When all the signs are that the ruling party are about to be trounced in the upcoming election, they always state "we're confident we're going to win", because stating the truth may in part bring it about. When a scandal breaks involving a politician being corrupt, unfaithful etc it could almost be a computer generated script kicking in where the first step is always to deny and hope it goes away, which always changes when proof is published showing the denial to be lies.

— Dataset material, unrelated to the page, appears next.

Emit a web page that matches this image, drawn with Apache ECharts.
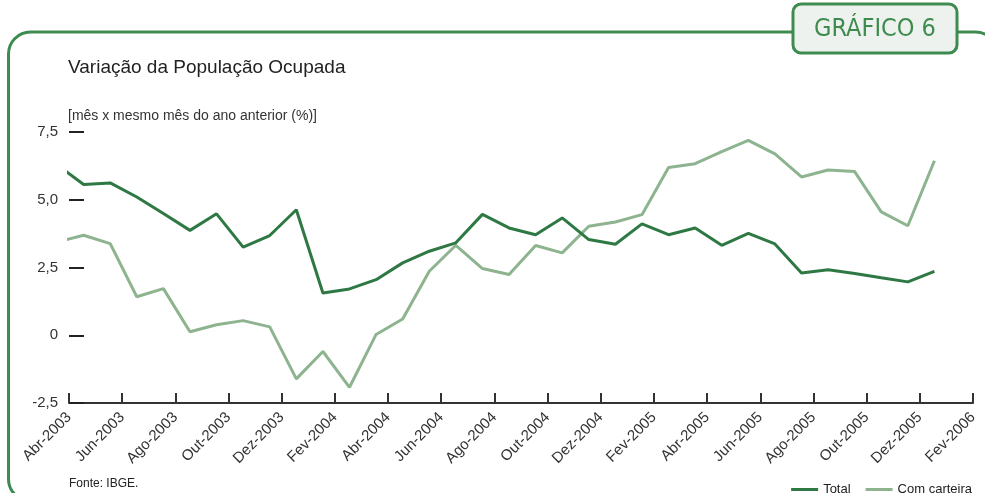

At which point the new story is concocted and put out, only to have that shown to be lies too; rinse and repeat until you can get enough uncritical supporters drown out the accusations with other smears until it goes away, or they have to resign.

When companies get accused of some product or service causing uproar for some reason, like changing terms to throttle a service previously unmolested, they always claim "a tiny minority of people have an issue". When companies are being hammered in the market because they simply can't compete, they still write reports for shareholders to explain that "things have never been better, you're investment in us is well chosen" etc.

It's all lies. We're not talking about the odd throwaway line in the heat of the moment here, we're talking about a system which intelligent and trusted individuals set out to deceive us as a matter of course for their own personal aims. They also seek to deceive and manipulate others such as the EU to expand their own influence and profits at our expense.

It's the same with lawsuits and extortion rackets. Why do the huge corporations choose to sue (extort) the little guys? They can't fight back, that's why. Even if the accusation is false, they can't fight back. Oracle alleges Google's Android OS infringes on it's Java patents so who do they go after? Google? No, that'd be expensive and risky because Google can fight back.

They all have some things in common. They do it because they can. They do it because they know you can't do a damn thing about it. They do it because it furthers their own bank accounts. We are irrelevant.